## Begin
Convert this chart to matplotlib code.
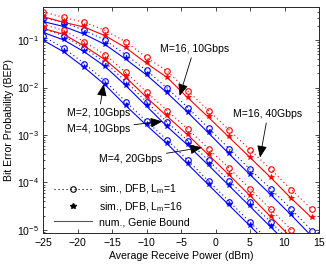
import matplotlib
matplotlib.use('Agg')
import matplotlib.pyplot as plt
from matplotlib.lines import Line2D

plt.rcParams['font.family'] = ['Liberation Sans', 'DejaVu Sans']
plt.rcParams['mathtext.fontset'] = 'custom'
plt.rcParams['mathtext.rm'] = 'Liberation Sans'
plt.rcParams['mathtext.it'] = 'Liberation Sans:italic'
plt.rcParams['mathtext.bf'] = 'Liberation Sans:bold'
plt.rcParams['mathtext.sf'] = 'Liberation Sans'

# ---------------- data ----------------
power_dbm = [-25, -22, -19, -16, -13, -10, -7, -4, -1, 2, 5, 8, 11, 14]

# M=2, 10Gbps (blue)
m2_10g_l1 = [0.121, 0.0684, 0.0320, 0.0138, 5.02e-3, 1.94e-3, 7.88e-4, 2.91e-4, 1.07e-4, 3.96e-5, 1.46e-5, 5.4e-6]
m2_10g_l16 = [0.105, 0.0593, 0.0278, 0.0120, 4.36e-3, 1.69e-3, 6.84e-4, 2.52e-4, 9.31e-5, 3.44e-5, 1.27e-5, 4.7e-6]
m2_10g_num = [0.100, 0.0566, 0.0265, 0.0114, 4.16e-3, 1.61e-3, 6.52e-4, 2.41e-4, 8.88e-5, 3.28e-5, 1.21e-5, 4.5e-6]

# M=4, 10Gbps (blue)
m4_10g_l1 = [0.177, 0.123, 0.0684, 0.0336, 0.0136, 5.02e-3, 1.85e-3, 7.52e-4, 2.91e-4, 1.07e-4, 3.96e-5, 1.46e-5, 5.4e-6]
m4_10g_l16 = [0.153, 0.106, 0.0593, 0.0291, 0.0115, 4.26e-3, 1.57e-3, 6.37e-4, 2.41e-4, 8.88e-5, 3.28e-5, 1.21e-5, 4.5e-6]
m4_10g_num = [0.146, 0.101, 0.0566, 0.0278, 0.0110, 4.06e-3, 1.50e-3, 6.07e-4, 2.30e-4, 8.47e-5, 3.13e-5, 1.15e-5, 4.3e-6]

# M=4, 20Gbps (red)
m4_20g_l1 = [0.214, 0.161, 0.0922, 0.0491, 0.0209, 8.08e-3, 3.28e-3, 1.33e-3, 5.14e-4, 1.99e-4, 7.34e-5, 2.71e-5, 1.0e-5]
m4_20g_l16 = [0.185, 0.139, 0.0781, 0.0406, 0.0173, 6.52e-3, 2.59e-3, 1.05e-3, 3.96e-4, 1.50e-4, 5.53e-5, 1.99e-5, 7.2e-6]
m4_20g_num = [0.177, 0.133, 0.0745, 0.0387, 0.0165, 6.22e-3, 2.47e-3, 1.00e-3, 3.78e-4, 1.43e-4, 5.27e-5, 1.90e-5, 6.8e-6]

# M=16, 10Gbps (blue)
m16_10g_l1 = [0.298, 0.235, 0.161, 0.100, 0.0491, 0.0230, 9.77e-3, 3.78e-3, 1.39e-3, 5.14e-4, 1.90e-4, 7.34e-5, 2.71e-5, 9.5e-6]
m16_10g_l16 = [0.259, 0.204, 0.139, 0.0847, 0.0416, 0.0194, 8.08e-3, 3.13e-3, 1.15e-3, 4.16e-4, 1.53e-4, 5.79e-5, 2.14e-5, 7.5e-6]
m16_10g_num = [0.247, 0.194, 0.133, 0.0808, 0.0396, 0.0185, 7.70e-3, 2.98e-3, 1.10e-3, 3.96e-4, 1.46e-4, 5.53e-5, 2.04e-5, 7.2e-6]

# M=16, 40Gbps (red)
m16_40g_l1 = [0.396, 0.302, 0.238, 0.161, 0.0922, 0.0432, 0.0222, 8.47e-3, 3.28e-3, 1.27e-3, 4.91e-4, 1.90e-4, 7.0e-5, 2.71e-5]
m16_40g_l16 = [0.328, 0.250, 0.197, 0.130, 0.0728, 0.0340, 0.0171, 6.37e-3, 2.47e-3, 9.31e-4, 3.52e-4, 1.33e-4, 4.79e-5, 1.85e-5]
m16_40g_num = [0.313, 0.238, 0.188, 0.124, 0.0694, 0.0325, 0.0163, 6.07e-3, 2.35e-3, 8.88e-4, 3.36e-4, 1.27e-4, 4.57e-5, 1.77e-5]

legend_labels = ['sim., DFB, L$_\\mathregular{m}$=1', 'sim., DFB, L$_\\mathregular{m}$=16', 'num., Genie Bound']
x_ticks = [-25, -20, -15, -10, -5, 0, 5, 10, 15]
y_ticks = [1e-5, 1e-4, 1e-3, 1e-2, 1e-1]
y_tick_labels = ['$10^{-5}$', '$10^{-4}$', '$10^{-3}$', '$10^{-2}$', '$10^{-1}$']

# annotations: text, arrow tip (dBm, BEP), text centre (dBm, BEP)
ann_texts = ['M=2, 10Gbps', 'M=4, 10Gbps', 'M=4, 20Gbps', 'M=16, 10Gbps', 'M=16, 40Gbps']
ann_tips = [(-16.2, 1.18e-2), (-7.7, 1.94e-3), (-1.95, 5.47e-4), (-5.2, 6.7e-3), (6.45, 3.36e-4)]
ann_text_pos = [(-16.9, 2.9e-3), (-17.0, 1.35e-3), (-12.3, 3.1e-4), (-3.1, 0.066), (7.6, 2.8e-3)]

# ---------------- plot ----------------
BLUE = (0, 0, 1)
RED = (1, 0, 0)
curves = [
    (BLUE, m2_10g_l1, m2_10g_l16, m2_10g_num),
    (BLUE, m4_10g_l1, m4_10g_l16, m4_10g_num),
    (RED, m4_20g_l1, m4_20g_l16, m4_20g_num),
    (BLUE, m16_10g_l1, m16_10g_l16, m16_10g_num),
    (RED, m16_40g_l1, m16_40g_l16, m16_40g_num),
]

fig = plt.figure(figsize=(3.26, 2.70), dpi=100)
ax = fig.add_axes([43 / 326, 1 - 233 / 270, 276 / 326, 226 / 270])

FS = 7.6
MS_O = 4.0
MS_S = 4.0
for col, l1, l16, num in curves:
    ax.plot(power_dbm[:len(num)], num, '-', color=col, lw=0.8)
    ax.plot(power_dbm[:len(l1)], l1, linestyle=(0, (1, 2.6)), color=col, lw=0.8,
            marker='o', ms=MS_O, mfc='none', mew=0.8)
    ax.plot(power_dbm[:len(l16)], l16, linestyle='none', color=col,
            marker='*', ms=MS_S, mew=0.5)

ax.set_yscale('log')
ax.set_xlim(-25, 15)
ax.set_ylim(8.6e-6, 0.5)
ax.set_xticks(x_ticks)
ax.set_xticklabels([f'\u2212{abs(v)}' if v < 0 else str(v) for v in x_ticks])
ax.set_yticks(y_ticks)
ax.set_yticklabels(y_tick_labels)
ax.tick_params(which='both', direction='in', top=True, right=True, labelsize=FS, width=0.5)
ax.tick_params(which='major', length=3.0)
ax.tick_params(which='minor', length=1.6)
ax.tick_params(axis='x', pad=3.5)
ax.tick_params(axis='y', pad=3)
for s in ax.spines.values():
    s.set_linewidth(0.7)
    s.set_color('0.15')

ax.set_xlabel('Average Receive Power (dBm)', fontsize=FS)
ax.set_ylabel('Bit Error Probability (BEP)', fontsize=FS)
ax.xaxis.set_label_coords(0.5, -0.08)
ax.yaxis.set_label_coords(-0.105, 0.5)

for t, tip, tp in zip(ann_texts, ann_tips, ann_text_pos):
    ax.annotate(t, xy=tip, xytext=tp, ha='center', va='center', fontsize=FS,
                arrowprops=dict(arrowstyle='-|>,head_length=0.6,head_width=0.25',
                                color='k', lw=0.6, mutation_scale=12,
                                shrinkA=1, shrinkB=0))

handles = [
    Line2D([], [], linestyle=(0, (1, 2.6)), color='k', lw=0.8, marker='o', ms=MS_O, mfc='none', mew=0.8),
    Line2D([], [], linestyle='none', color='k', marker='*', ms=MS_S),
    Line2D([], [], linestyle='-', color='0.35', lw=0.8),
]
ax.legend(handles, legend_labels, loc='lower left', bbox_to_anchor=(0.02, 0.0),
          frameon=False, fontsize=FS, handlelength=3.6, handletextpad=0.6,
          labelspacing=0.35, borderaxespad=0.15)

fig.savefig('out.png', dpi=100)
## End
Everything from the first line of the listing above through the line that contains "5.27e-5, 1.90e-5, 6.8e-6]" is to be restated word for word, minus the pictures.

## Result
Convert this chart to matplotlib code.
import matplotlib
matplotlib.use('Agg')
import matplotlib.pyplot as plt
from matplotlib.lines import Line2D

plt.rcParams['font.family'] = ['Liberation Sans', 'DejaVu Sans']
plt.rcParams['mathtext.fontset'] = 'custom'
plt.rcParams['mathtext.rm'] = 'Liberation Sans'
plt.rcParams['mathtext.it'] = 'Liberation Sans:italic'
plt.rcParams['mathtext.bf'] = 'Liberation Sans:bold'
plt.rcParams['mathtext.sf'] = 'Liberation Sans'

# ---------------- data ----------------
power_dbm = [-25, -22, -19, -16, -13, -10, -7, -4, -1, 2, 5, 8, 11, 14]

# M=2, 10Gbps (blue)
m2_10g_l1 = [0.121, 0.0684, 0.0320, 0.0138, 5.02e-3, 1.94e-3, 7.88e-4, 2.91e-4, 1.07e-4, 3.96e-5, 1.46e-5, 5.4e-6]
m2_10g_l16 = [0.105, 0.0593, 0.0278, 0.0120, 4.36e-3, 1.69e-3, 6.84e-4, 2.52e-4, 9.31e-5, 3.44e-5, 1.27e-5, 4.7e-6]
m2_10g_num = [0.100, 0.0566, 0.0265, 0.0114, 4.16e-3, 1.61e-3, 6.52e-4, 2.41e-4, 8.88e-5, 3.28e-5, 1.21e-5, 4.5e-6]

# M=4, 10Gbps (blue)
m4_10g_l1 = [0.177, 0.123, 0.0684, 0.0336, 0.0136, 5.02e-3, 1.85e-3, 7.52e-4, 2.91e-4, 1.07e-4, 3.96e-5, 1.46e-5, 5.4e-6]
m4_10g_l16 = [0.153, 0.106, 0.0593, 0.0291, 0.0115, 4.26e-3, 1.57e-3, 6.37e-4, 2.41e-4, 8.88e-5, 3.28e-5, 1.21e-5, 4.5e-6]
m4_10g_num = [0.146, 0.101, 0.0566, 0.0278, 0.0110, 4.06e-3, 1.50e-3, 6.07e-4, 2.30e-4, 8.47e-5, 3.13e-5, 1.15e-5, 4.3e-6]

# M=4, 20Gbps (red)
m4_20g_l1 = [0.214, 0.161, 0.0922, 0.0491, 0.0209, 8.08e-3, 3.28e-3, 1.33e-3, 5.14e-4, 1.99e-4, 7.34e-5, 2.71e-5, 1.0e-5]
m4_20g_l16 = [0.185, 0.139, 0.0781, 0.0406, 0.0173, 6.52e-3, 2.59e-3, 1.05e-3, 3.96e-4, 1.50e-4, 5.53e-5, 1.99e-5, 7.2e-6]
m4_20g_num = [0.177, 0.133, 0.0745, 0.0387, 0.0165, 6.22e-3, 2.47e-3, 1.00e-3, 3.78e-4, 1.43e-4, 5.27e-5, 1.90e-5, 6.8e-6]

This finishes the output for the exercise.